No thanks from me, I prefer american corner bead, from american metal. Our economy is bad enough from sending our business over seas. Thats my $ .02, some may disagree, but that's how I feel


----------



## [email protected] (Dec 23, 2008)

If it is same quality as chinese board or infant formula -- tell your benefactors to kiss our collective arses


----------



## Whitey97 (Jan 27, 2009)

Yay!


----------



## virtaper (Apr 1, 2009)

Whitey97 said:


> No thanks from me, I prefer american corner bead, from american metal. Our economy is bad enough from sending our business over seas. Thats my $ .02, some may disagree, but that's how I feel


 
HELL YAH !!!! Lets keep it local boys !


----------



## Whitey97 (Jan 27, 2009)

That's kind of funny comming from a Canadian. You have to see the irony in that, right? I mean nothing bad from that though my border brother!


----------



## virtaper (Apr 1, 2009)

Whitey97 said:


> That's kind of funny coming from a Canadian. You have to see the irony in that, right? I mean nothing bad from that though my border brother!


There is no boarders in these economic times my Friend, times are tough up here as well without supporting more Chinese products . We have well established manufactures putting GOOD tools together for us , we need to support them even if it costs a few bucks more .


----------



## brdn_drywall (Apr 25, 2008)

i too like to shop "north american" for my tools/supplies but have to admit the imported chinese noodles are so better than any north american versions.


----------



## A+ Texture LLC (Jan 10, 2009)

I can think of one GOOD thing that comes from China land. SAKE. Good stuff.


----------



## Whitey97 (Jan 27, 2009)

virtaper said:


> There is no boarders in these economic times my Friend, times are tough up here as well without supporting more Chinese products . We have well established manufactures putting GOOD tools together for us , we need to support them even if it costs a few bucks more .

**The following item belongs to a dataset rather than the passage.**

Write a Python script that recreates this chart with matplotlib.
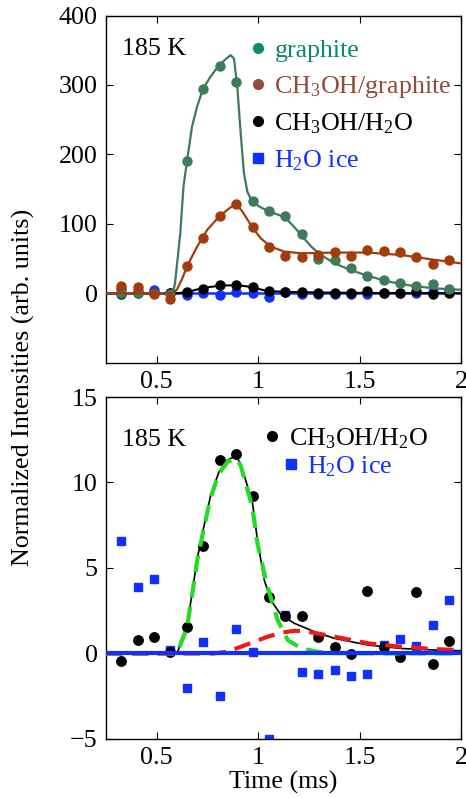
import matplotlib
matplotlib.use("Agg")
import matplotlib.pyplot as plt
from matplotlib.lines import Line2D

plt.rcParams['font.family'] = ['Liberation Serif', 'DejaVu Serif']
plt.rcParams['mathtext.fontset'] = 'custom'
plt.rcParams['mathtext.rm'] = 'Liberation Serif'
plt.rcParams['mathtext.it'] = 'Liberation Serif:italic'

# ---------------- data ----------------
t = [0.326, 0.409, 0.487, 0.566, 0.649, 0.728, 0.810, 0.892, 0.973, 1.055, 1.134,
     1.214, 1.296, 1.377, 1.457, 1.538, 1.618, 1.700, 1.780, 1.861, 1.942]

graphite = [1, 1, 0, -1, 190, 294, 328, 305, 133, 119, 112, 85, 49, 48, 37, 25,
            19, 15, 10, 13, 6]
ch3oh_graphite = [10.6, 8.6, -1.4, -8, 39, 79, 112, 128, 95, 67, 53, 52, 55, 60,
                  54, 63, 61, 60, 52, 42, 48]
ch3oh_h2o = [-0.43, 0.78, 0.98, 0.1, 1.56, 6.29, 11.33, 11.64, 9.22, 3.32, 2.2,
             2.2, 0.98, 0.39, -0.06, 3.65, 0.4, -0.2, 3.57, -0.63, 0.7]
h2o_ice = [6.58, 3.9, 4.34, 0.23, -2.03, 0.68, -2.48, 1.43, 0.08, -5.0, 2.25,
           -1.09, -1.21, -0.98, -1.29, -1.19, 0.49, 0.82, 0.45, 1.68, 3.14]

# fitted curves
fit_g_t = [0.25, 0.58, 0.59, 0.616, 0.632, 0.649, 0.674, 0.699, 0.728, 0.765, 0.806,
           0.839, 0.864, 0.881, 0.897, 0.914, 0.930, 0.947, 0.969, 1.005, 1.051,
           1.129, 1.17, 1.209, 1.262, 1.311, 1.377, 1.46, 1.543, 1.626, 1.709,
           1.79, 1.874, 2.0]
fit_g_y = [0, 0, 14, 86, 154, 190, 240, 269, 294, 312, 328, 337, 343, 338, 298,
           230, 173, 146, 133, 125, 118, 110, 98, 85, 67, 55, 43, 33, 25, 18, 13,
           9.6, 7, 5]

fit_b_t = [0.25, 0.575, 0.599, 0.624, 0.649, 0.674, 0.699, 0.748, 0.806, 0.856,
           0.889, 0.922, 0.969, 1.013, 1.063, 1.129, 1.212, 1.377, 1.543, 1.709,
           1.874, 2.0]
fit_b_y = [0, 0, 5, 20, 38, 53, 67, 91, 110, 122, 129, 118, 96, 79, 67, 60, 57.6,
           58.6, 58.6, 55, 48, 43]

fit_tot_t = [0.25, 0.60, 0.624, 0.649, 0.674, 0.699, 0.732, 0.765, 0.806, 0.848,
             0.889, 0.914, 0.947, 0.972, 0.997, 1.03, 1.063, 1.113, 1.179, 1.278,
             1.377, 1.543, 1.709, 1.874, 2.0]
fit_tot_y = [0, 0, 0.78, 1.56, 3.5, 5.5, 7.4, 9.2, 10.6, 11.3, 11.56, 11.1, 9.8,
             8.8, 6.6, 4.3, 3.1, 2.25, 1.76, 1.27, 0.88, 0.49, 0.29, 0.2, 0.16]

fit_fast_t = [0.25, 0.60, 0.624, 0.649, 0.674, 0.699, 0.732, 0.765, 0.806, 0.848,
              0.889, 0.914, 0.947, 0.972, 0.997, 1.046, 1.096, 1.146, 1.212, 1.295,
              1.377, 1.6, 2.0]
fit_fast_y = [0, 0, 0.75, 1.5, 3.4, 5.4, 7.3, 9.1, 10.5, 11.2, 11.4, 11.0, 9.6,
              8.5, 6.4, 3.9, 1.95, 0.78, 0.3, 0.1, 0.02, 0, 0]

fit_slow_t = [0.25, 0.78, 0.848, 0.914, 0.98, 1.046, 1.113, 1.179, 1.245, 1.377,
              1.543, 1.709, 1.874, 2.0]
fit_slow_y = [0, 0, 0.1, 0.39, 0.68, 0.98, 1.21, 1.33, 1.27, 0.98, 0.59, 0.39,
              0.25, 0.2]

baseline_t = [0.25, 2.0]
baseline_y = [0, 0]

# ---------------- style ----------------
FS = 18.7
C_G = '#3f7a5c'
C_B = '#a33c0c'
C_BLUE = '#1030ff'
C_LG = '#0a8a6e'
C_LB = '#934c3a'

fig = plt.figure(figsize=(4.66, 7.98), dpi=100)
ax1 = fig.add_axes([0.2275, 0.5455, 0.7618, 0.4350])
ax2 = fig.add_axes([0.2275, 0.0740, 0.7618, 0.4285])

for ax in (ax1, ax2):
    ax.set_xlim(0.25, 2.0)
    ax.set_xticks([0.5, 1, 1.5, 2])
    ax.set_xticklabels(['0.5', '1', '1.5', '2'])
    ax.tick_params(direction='in', top=True, right=True, labelsize=FS,
                   length=5, width=0.8, pad=6)
    for s in ax.spines.values():
        s.set_linewidth(1.0)

# top panel
ax1.set_ylim(-100, 400)
ax1.set_yticks([0, 100, 200, 300, 400])
ax1.plot(baseline_t, baseline_y, color=C_BLUE, lw=1.8, zorder=2)
ax1.plot(t, h2o_ice, 'o', color=C_BLUE, ms=6.5, zorder=2)
ax1.plot(fit_tot_t, fit_tot_y, color='black', lw=1.5, zorder=3)
ax1.plot(t, ch3oh_h2o, 'o', color='black', ms=6.5, zorder=3)
ax1.plot(fit_g_t, fit_g_y, color=C_G, lw=1.6, zorder=4)
ax1.plot(t, graphite, 'o', color=C_G, ms=6.5, zorder=4)
ax1.plot(fit_b_t, fit_b_y, color=C_B, lw=1.6, zorder=5)
ax1.plot(t, ch3oh_graphite, 'o', color=C_B, ms=6.5, zorder=5)

ax1.text(0.045, 0.905, '185 K', transform=ax1.transAxes, fontsize=FS,
         va='center', ha='left')
h1 = [Line2D([], [], ls='none', marker='o', color=C_LG, ms=7),
      Line2D([], [], ls='none', marker='o', color=C_LB, ms=7),
      Line2D([], [], ls='none', marker='o', color='black', ms=7),
      Line2D([], [], ls='none', marker='s', color=C_BLUE, ms=6.5)]
l1 = ['graphite', r'CH$_3$OH/graphite', r'CH$_3$OH/H$_2$O', r'H$_2$O ice']
ax1.legend(h1, l1, loc='upper left', bbox_to_anchor=(0.405, 0.934),
           frameon=False, fontsize=FS, handlelength=0.6, handletextpad=0.35,
           borderpad=0, borderaxespad=0, labelspacing=0.46,
           labelcolor=[C_LG, C_LB, 'black', C_BLUE])

# bottom panel
ax2.set_ylim(-5, 15)
ax2.set_yticks([-5, 0, 5, 10, 15])
ax2.plot(t, h2o_ice, 's', color=C_BLUE, ms=6.3, zorder=2)
ax2.plot(t, ch3oh_h2o, 'o', color='black', ms=6.8, zorder=3)
ax2.plot(fit_tot_t, fit_tot_y, color='black', lw=1.2, zorder=4)
ax2.plot(fit_fast_t, fit_fast_y, color='#22dd22', lw=3, ls=(0, (4.0, 2.2)), zorder=5)
ax2.plot(fit_slow_t, fit_slow_y, color='#ee1a1a', lw=3, ls=(0, (4.0, 2.2)), zorder=5)
ax2.plot(baseline_t, baseline_y, color=C_BLUE, lw=3, zorder=6)

ax2.text(0.045, 0.875, '185 K', transform=ax2.transAxes, fontsize=FS,
         va='center', ha='left')
leg_a = ax2.legend([Line2D([], [], ls='none', marker='o', color='black', ms=7)],
                   [r'CH$_3$OH/H$_2$O'], loc='upper left',
                   bbox_to_anchor=(0.447, 0.914), frameon=False, fontsize=FS,
                   handlelength=0.6, handletextpad=0.35, borderpad=0,
                   borderaxespad=0, labelcolor=['black'])
ax2.add_artist(leg_a)
ax2.legend([Line2D([], [], ls='none', marker='s', color=C_BLUE, ms=6.5)],
           [r'H$_2$O ice'], loc='upper left',
           bbox_to_anchor=(0.498, 0.832), frameon=False, fontsize=FS,
           handlelength=0.6, handletextpad=0.35, borderpad=0,
           borderaxespad=0, labelcolor=[C_BLUE])
ax2.set_xlabel('Time (ms)', fontsize=FS, labelpad=1)

fig.text(0.0505, 0.514, 'Normalized Intensities (arb. units)', rotation=90,
         fontsize=FS, ha='center', va='center')

fig.savefig('out.png', dpi=100)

I shouldn't tell you this, but I actually went up and did a job up in Canada over the winter! Hard to believe eh? (get it) lol


----------



## brdn_drywall (Apr 25, 2008)

god damn illegals border jumping they need to have better security at the border.


----------



## virtaper (Apr 1, 2009)

suprised our ''MOUNTIES '' didn't catch wind !! Thought there horses would have sniffed him out !!!


----------



## virtaper (Apr 1, 2009)

*TRIM TEX beads , love them or hate them?*

Ok , i am sure we have all tried them , bullnose , square ,offset, but anyone out there using them on a regular basis with no issues ??? Anyone glueing and stappling or just stappling , or just glueing , or just saying F this and switching ..


----------



## brdn_drywall (Apr 25, 2008)

to be honest i only use their base adapters, arch bead, and magic corner.
people say it's pros are that it is "dent resistant" and i agree to a certain degree but let's say i get a call back as a result of a dented paper/metal bead at least i can say that the damage has occurred under their negligence i mean if you hit the wall and dent it it's not my fault and I'll repair it but at their expense same goes for the bead.
now with trim-tex beads if someone hits it and the result is edge crack i might have a tougher argument on my hands as i cannot show them the direct cause of damage.
I like it better saying that its only drywall and lite gauge metal and if you hit it you'll be responsible to fix it.


----------



## Whitey97 (Jan 27, 2009)

virtaper said:


> suprised our ''MOUNTIES '' didn't catch wind !! Thought there horses would have sniffed him out !!!


I took a shower when I was up there, it may be why?!?!?

Nah, border people where kind of funny. Had my full load in the truck. He asked me what I was doing up here. I told him "fishing" and smiled. He let me right through.


----------



## [email protected] (Dec 23, 2008)

Same as brdn, except AIC vs Magic. Their square bead okay on verticals, but real Bi### on horizontals, floppy a$$ $hit.


----------



## brdn_drywall (Apr 25, 2008)

do you just glue, glue staple, or just staple darren?


----------



## [email protected] (Dec 23, 2008)

Depends, if there's any wood at all behind, we'll staple. But the AIC in vaults are usually glued as with vertical off angles w/o backing. Also staple on light gauge steel, believe it or not


----------



## thefinisher (Sep 2, 2011)

A+ Texture LLC said:


> I can think of one GOOD thing that comes from China land. SAKE. Good stuff.


Thought sake came from Japan??


----------



## A smooth finish (Mar 19, 2012)

Keep It Local Phillips Corner bead Made Right here in Omaha Ne Usa


----------



## bfd_ast (Oct 16, 2010)

And no comment from the poster????


----------